■ Problem details
Your task is to repeat the lines from the line with "Reproduce this chart with Chart.js." to the line with "const Y_TICKS = [0, 100, 200, 300, 400, 500, 600, 700];", both ends included, and nothing else. Pictures stay out of the copy.

■ Input
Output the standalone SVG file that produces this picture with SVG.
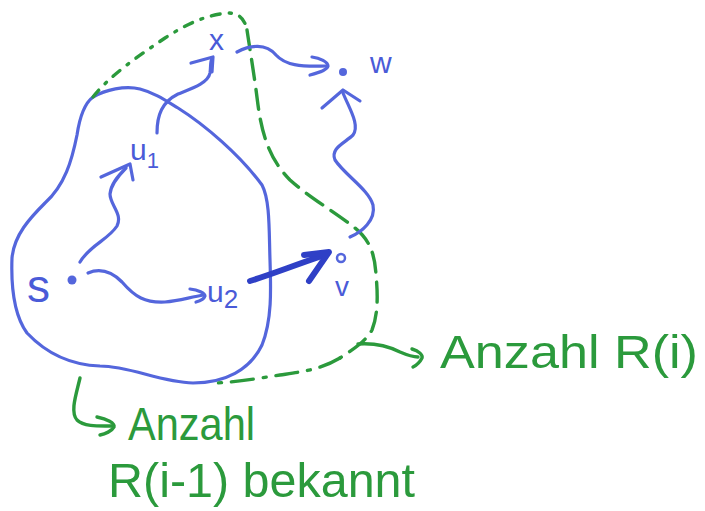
<svg xmlns="http://www.w3.org/2000/svg" width="705" height="511" viewBox="0 0 705 511">
  <style>
    .blue { fill: none; stroke: #5466dc; stroke-width: 3.2; stroke-linecap: round; stroke-linejoin: round; }
    .blue-dark { fill: none; stroke: #2f40c6; stroke-width: 6; stroke-linecap: round; stroke-linejoin: round; }
    .green { fill: none; stroke: #2b9a3c; stroke-width: 3.4; stroke-linecap: round; stroke-linejoin: round; }
    .dash-dot { stroke-dasharray: 9 9 2 9; }
    .dash { stroke-dasharray: 20 10; }
    .dash-long { stroke-dasharray: 22 10 3 10; }
    .dot { fill: #5466dc; }
    .lbl-blue { font-family: "Liberation Sans", "DejaVu Sans", sans-serif; fill: #4a5bd8; }
    .lbl-green { font-family: "Liberation Sans", "DejaVu Sans", sans-serif; fill: #2b9a3c; }
  </style>
  <rect width="705" height="511" fill="#ffffff"/>

  <!-- region reached within i-1 steps -->
  <g id="region-R-i-1">
    <path class="blue" d="M93,97 C105,90 125,85 140,89 C155,93 165,100 178,108 C205,125 240,155 262,185 C270,200 269,230 270,260 C271,290 272,320 262,345 C250,370 225,383 193,383 C160,382 130,366 100,366 C70,365 45,352 27,333 C14,315 11,285 12,258 C14,235 30,218 45,203 C65,185 72,160 77,135 C80,115 85,103 93,97 Z"/>
  </g>

  <!-- region reached within i steps (dashed) -->
  <g id="region-R-i">
    <path class="green dash-dot" d="M93,97 C110,75 140,55 165,38 C185,25 205,15 228,13 C240,13 245,20 247,30"/>
    <path class="green dash" d="M247,30 C250,50 255,80 258,105 C262,135 270,160 290,180 C310,198 335,212 355,228 C370,240 375,255 376,275 C378,295 378,315 372,330 C365,342 355,348 340,358"/>
    <path class="green dash-long" d="M340,358 C320,370 300,372 280,375 C260,378 240,382 215,383"/>
  </g>

  <!-- vertices -->
  <g id="node-s">
    <circle class="dot" cx="72" cy="280" r="4.5"/>
    <text class="lbl-blue" x="27" y="302" font-size="46">s</text>
  </g>
  <g id="node-u1">
    <text class="lbl-blue" x="130" y="160" font-size="30">u<tspan font-size="22" dy="8">1</tspan></text>
  </g>
  <g id="node-u2">
    <text class="lbl-blue" x="207" y="302" font-size="30">u<tspan font-size="26" dy="6">2</tspan></text>
  </g>
  <g id="node-x">
    <text class="lbl-blue" x="209" y="50" font-size="30">x</text>
  </g>
  <g id="node-w">
    <circle class="dot" cx="343" cy="72" r="4"/>
    <text class="lbl-blue" x="370" y="73" font-size="30">w</text>
  </g>
  <g id="node-v">
    <circle cx="341" cy="258" r="4" fill="none" stroke="#5466dc" stroke-width="2.5"/>
    <text class="lbl-blue" x="335" y="296" font-size="28">v</text>
  </g>

  <!-- paths between vertices -->
  <g id="connectors">
    <!-- s ~> u1 -->
    <path class="blue" d="M80,262 C90,245 108,240 117,226 C123,214 110,205 110,194 C111,184 118,176 126,168"/>
    <path class="blue" d="M101,177 L130,164 L133,180"/>
    <!-- u1 ~> x -->
    <path class="blue" d="M157,133 C157,115 162,102 178,94 C193,88 208,83 210,73 C211,66 210,62 212,59"/>
    <path class="blue" d="M191,63 L213,57 L212,72"/>
    <!-- x ~> w -->
    <path class="blue" d="M237,52 C250,45 266,43 276,55 C285,65 300,67 326,66"/>
    <path class="blue" d="M312,57 C320,58 328,62 328,66 C327,70 318,73 310,75"/>
    <!-- v ~> w -->
    <path class="blue" d="M350,237 C362,232 376,220 373,205 C369,190 345,175 335,160 C330,148 345,143 353,135 C360,125 350,110 343,93"/>
    <path class="blue" d="M322,108 L343,90 L360,101"/>
    <!-- s ~> u2 -->
    <path class="blue" d="M88,273 C100,268 112,272 122,282 C135,297 145,303 165,302 C180,301 190,297 204,295"/>
    <path class="blue" d="M190,289 C198,290 205,293 205,296 C204,299 200,301 196,302"/>
    <!-- edge u2 -> v -->
    <path class="blue-dark" d="M250,281 C270,275 295,265 322,256"/>
    <path class="blue-dark" d="M304,255 L329,252 L309,281"/>

    <!-- annotation arrows -->
    <path class="green" d="M358,344 C372,343 388,346 400,352 C407,355 412,357 418,357"/>
    <path class="green" d="M412,349 C419,351 423,355 422,358 C420,362 417,365 413,367"/>
    <path class="green" d="M80,378 C76,395 70,412 77,420 C84,427 100,426 112,426"/>
    <path class="green" d="M97,417 C107,419 115,423 114,427 C112,431 105,434 100,435"/>
  </g>

  <!-- annotations -->
  <g id="label-R-i">
    <text class="lbl-green" x="440" y="368" font-size="46" textLength="258" lengthAdjust="spacingAndGlyphs">Anzahl R(i)</text>
  </g>
  <g id="label-R-i-1">
    <text class="lbl-green" x="128" y="440" font-size="46" textLength="127" lengthAdjust="spacingAndGlyphs">Anzahl</text>
    <text class="lbl-green" x="108" y="497" font-size="48" textLength="307" lengthAdjust="spacingAndGlyphs">R(i-1) bekannt</text>
  </g>
</svg>
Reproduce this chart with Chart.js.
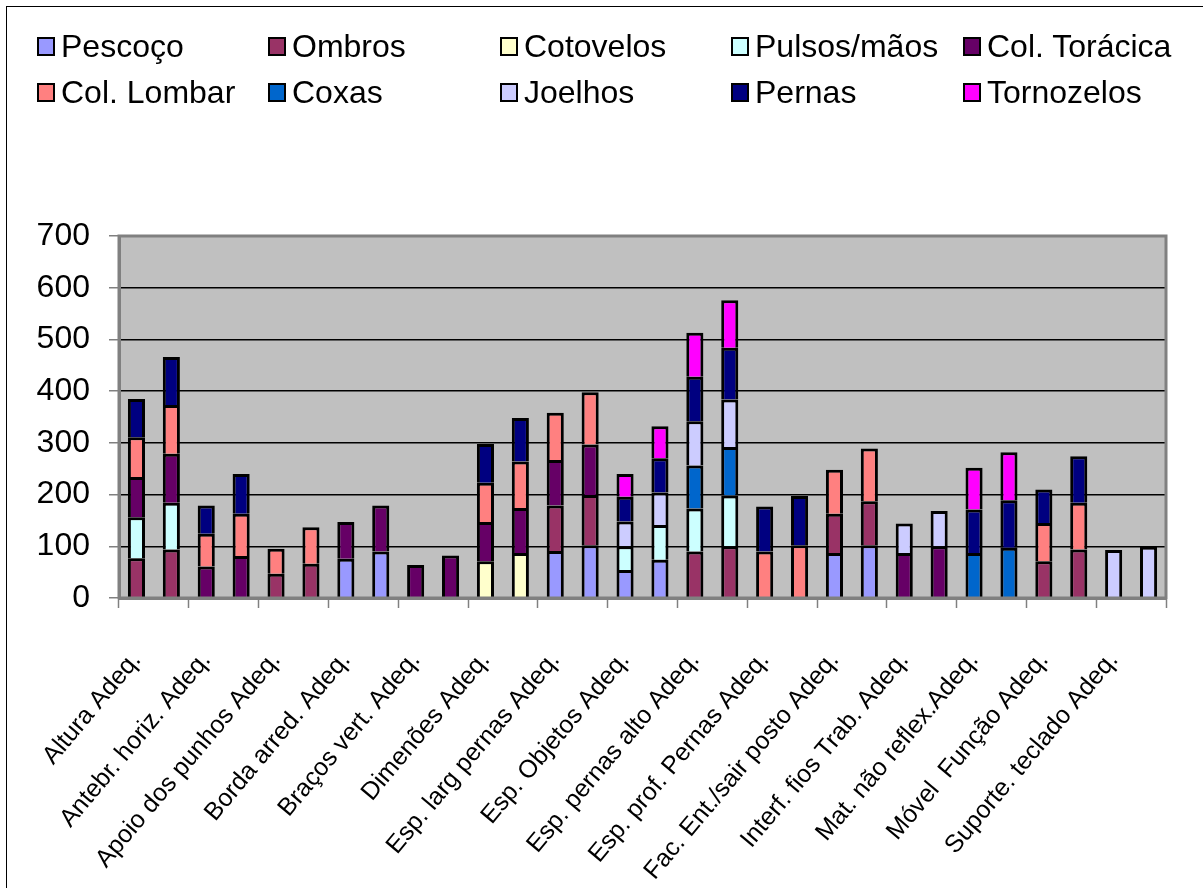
<!DOCTYPE html>
<html>
<head>
<meta charset="utf-8">
<script src="https://cdn.jsdelivr.net/npm/chart.js@4/dist/chart.umd.min.js"></script>
<style>
  html, body { margin: 0; padding: 0; background: #fff; overflow: hidden; }
  #wrap { position: relative; width: 1203px; height: 888px; }
  #frame { position: absolute; left: 6px; top: 6px; width: 1300px; height: 1000px;
           border-left: 1px solid #000; border-top: 1px solid #000; box-sizing: border-box; }
  canvas { position: absolute; left: 0; top: 0; }
  .leg { position: absolute; height: 20px; display: flex; align-items: center;
         font-family: 'Liberation Sans', Arial, sans-serif; font-size: 32px; color: #000;
         white-space: pre; }
  .leg .box { width: 14px; height: 15px; border: 2.5px solid #000; margin-right: 6px; flex: none; }
</style>
</head>
<body>
<div id="wrap">
  <div id="frame"></div>
  <canvas id="c" width="1203" height="888"></canvas>
  <div id="legend"></div>
</div>
<script>
// Category names shown under every second bar
const LABELS = [
  'Altura Adeq.', 'Antebr. horiz. Adeq.', 'Apoio dos punhos Adeq.', 'Borda arred. Adeq.',
  'Braços vert. Adeq.', 'Dimenões Adeq.', 'Esp. larg pernas Adeq.', 'Esp. Objetos Adeq.',
  'Esp. pernas alto Adeq.', 'Esp. prof. Pernas Adeq.', 'Fac. Ent./sair posto Adeq.',
  'Interf. fios Trab. Adeq.', 'Mat. não reflex.Adeq.', 'Móvel  Função Adeq.', 'Suporte. teclado Adeq.'
];

const SERIES = ['Pescoço', 'Ombros', 'Cotovelos', 'Pulsos/mãos', 'Col. Torácica',
                'Col. Lombar', 'Coxas', 'Joelhos', 'Pernas', 'Tornozelos'];
const COLORS = ['#9999FF', '#993366', '#FFFFCC', '#CCFFFF', '#660066',
                '#FF8080', '#0066CC', '#CCCCFF', '#000080', '#FF00FF'];

const Y_TICKS = [0, 100, 200, 300, 400, 500, 600, 700];

// 30 bars (two per named category), one value per bar for each body region
const _ = null;
const pescoco    = [_, _, _, _, _, _, 76, 90, _, _, _, _, 91, 102, 54, 74, _, _, _, _, 87, 102, _, _, _, _, _, _, _, _];
const ombros     = [77, 94, _, _, 47, 66, _, _, _, _, _, _, 88, 97, _, _, 90, 100, _, _, 76, 85, _, _, _, _, 71, 94, _, _];
const cotovelos  = [_, _, _, _, _, _, _, _, _, _, 71, 87, _, _, _, _, _, _, _, _, _, _, _, _, _, _, _, _, _, _];
const pulsos     = [79, 90, _, _, _, _, _, _, _, _, _, _, _, _, 46, 67, 83, 98, _, _, _, _, _, _, _, _, _, _, _, _];
const toracica   = [78, 95, 61, 81, _, _, 71, 89, 64, 82, 76, 87, 88, 98, _, _, _, _, _, _, _, _, 87, 100, _, _, _, _, _, _];
const lombar     = [77, 94, 63, 82, 48, 71, _, _, _, _, 76, 90, 91, 101, _, _, _, _, 90, 102, 85, 102, _, _, _, _, 74, 90, _, _];
const coxas      = [_, _, _, _, _, _, _, _, _, _, _, _, _, _, _, _, 83, 94, _, _, _, _, _, _, 87, 97, _, _, _, _];
const joelhos    = [_, _, _, _, _, _, _, _, _, _, _, _, _, _, 48, 63, 86, 92, _, _, _, _, 57, 68, _, _, _, _, 93, 99];
const pernas     = [74, 93, 55, 77, _, _, _, _, _, _, 75, 84, _, _, 48, 66, 86, 100, 87, 95, _, _, _, _, 84, 92, 65, 90, _, _];
const tornozelos = [_, _, _, _, _, _, _, _, _, _, _, _, _, _, 44, 62, 85, 92, _, _, _, _, _, _, 81, 93, _, _, _, _];

const VALUES = [pescoco, ombros, cotovelos, pulsos, toracica, lombar, coxas, joelhos, pernas, tornozelos];

// Each named category covers a pair of bars; only the first of the pair carries the name
const categories = [];
LABELS.forEach(l => { categories.push(l); categories.push(''); });

const FONT = "'Liberation Sans', Arial, sans-serif";

// HTML legend: two rows of five entries in fixed columns
const legend = document.getElementById('legend');
const colX = [37, 268, 500, 731, 963];
const rowY = [36, 82];
SERIES.forEach((name, i) => {
  const d = document.createElement('div');
  d.className = 'leg';
  d.style.left = colX[i % 5] + 'px';
  d.style.top = rowY[Math.floor(i / 5)] + 'px';
  const b = document.createElement('span');
  b.className = 'box';
  b.style.background = COLORS[i];
  d.appendChild(b);
  d.appendChild(document.createTextNode(name));
  legend.appendChild(d);
});

// Grey plot background and grey frame around the plot area
const plotFrame = {
  id: 'plotFrame',
  beforeDraw(chart) {
    const a = chart.chartArea, ctx = chart.ctx;
    ctx.save();
    ctx.fillStyle = '#C0C0C0';
    ctx.fillRect(a.left, a.top, a.right - a.left, a.bottom - a.top);
    ctx.restore();
  },
  afterDatasetsDraw(chart) {
    const a = chart.chartArea, ctx = chart.ctx;
    ctx.save();
    ctx.strokeStyle = '#808080';
    ctx.lineWidth = 3;
    ctx.strokeRect(a.left, a.top, a.right - a.left, a.bottom - a.top);
    ctx.restore();
  }
};

new Chart(document.getElementById('c'), {
  type: 'bar',
  data: {
    labels: categories,
    datasets: SERIES.map((name, i) => ({
      label: name,
      data: VALUES[i],
      backgroundColor: COLORS[i],
      borderColor: '#000',
      borderWidth: 3,
      borderSkipped: 'start',
      categoryPercentage: 1,
      barPercentage: 0.49
    }))
  },
  options: {
    responsive: false,
    animation: false,
    devicePixelRatio: 1,
    layout: { padding: { top: 236, right: 37, left: 0, bottom: 0 } },
    plugins: { legend: { display: false }, tooltip: { enabled: false } },
    scales: {
      x: {
        stacked: true,
        afterFit(scale) {
          scale.height = 290;
          scale.paddingLeft = 0;
          scale.paddingRight = 0;
        },
        border: { display: true, color: '#808080', width: 3 },
        grid: {
          offset: true,
          drawOnChartArea: false,
          drawTicks: true,
          tickLength: 10,
          tickWidth: 1.5,
          tickColor: ctx => (ctx.index === undefined || ctx.index % 2 === 0) ? '#808080' : 'rgba(0,0,0,0)'
        },
        ticks: {
          autoSkip: false,
          maxRotation: 50,
          minRotation: 50,
          padding: 38,
          color: '#000',
          font: { family: FONT, size: 25 }
        }
      },
      y: {
        stacked: true,
        min: 0,
        max: 700,
        afterFit(scale) { scale.width = 119; },
        afterBuildTicks(scale) { scale.ticks = Y_TICKS.map(v => ({ value: v })); },
        border: { display: true, color: '#808080', width: 3 },
        grid: {
          color: '#000',
          lineWidth: 1.5,
          tickLength: 10,
          tickColor: '#808080',
          tickWidth: 1.5
        },
        ticks: {
          padding: 19,
          color: '#000',
          font: { family: FONT, size: 32 }
        }
      }
    }
  },
  plugins: [plotFrame]
});
</script>
</body>
</html>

■ Output
Reproduce this chart with Chart.js.
<!DOCTYPE html>
<html>
<head>
<meta charset="utf-8">
<script src="https://cdn.jsdelivr.net/npm/chart.js@4/dist/chart.umd.min.js"></script>
<style>
  html, body { margin: 0; padding: 0; background: #fff; overflow: hidden; }
  #wrap { position: relative; width: 1203px; height: 888px; }
  #frame { position: absolute; left: 6px; top: 6px; width: 1300px; height: 1000px;
           border-left: 1px solid #000; border-top: 1px solid #000; box-sizing: border-box; }
  canvas { position: absolute; left: 0; top: 0; }
  .leg { position: absolute; height: 20px; display: flex; align-items: center;
         font-family: 'Liberation Sans', Arial, sans-serif; font-size: 32px; color: #000;
         white-space: pre; }
  .leg .box { width: 14px; height: 15px; border: 2.5px solid #000; margin-right: 6px; flex: none; }
</style>
</head>
<body>
<div id="wrap">
  <div id="frame"></div>
  <canvas id="c" width="1203" height="888"></canvas>
  <div id="legend"></div>
</div>
<script>
// Category names shown under every second bar
const LABELS = [
  'Altura Adeq.', 'Antebr. horiz. Adeq.', 'Apoio dos punhos Adeq.', 'Borda arred. Adeq.',
  'Braços vert. Adeq.', 'Dimenões Adeq.', 'Esp. larg pernas Adeq.', 'Esp. Objetos Adeq.',
  'Esp. pernas alto Adeq.', 'Esp. prof. Pernas Adeq.', 'Fac. Ent./sair posto Adeq.',
  'Interf. fios Trab. Adeq.', 'Mat. não reflex.Adeq.', 'Móvel  Função Adeq.', 'Suporte. teclado Adeq.'
];

const SERIES = ['Pescoço', 'Ombros', 'Cotovelos', 'Pulsos/mãos', 'Col. Torácica',
                'Col. Lombar', 'Coxas', 'Joelhos', 'Pernas', 'Tornozelos'];
const COLORS = ['#9999FF', '#993366', '#FFFFCC', '#CCFFFF', '#660066',
                '#FF8080', '#0066CC', '#CCCCFF', '#000080', '#FF00FF'];

const Y_TICKS = [0, 100, 200, 300, 400, 500, 600, 700];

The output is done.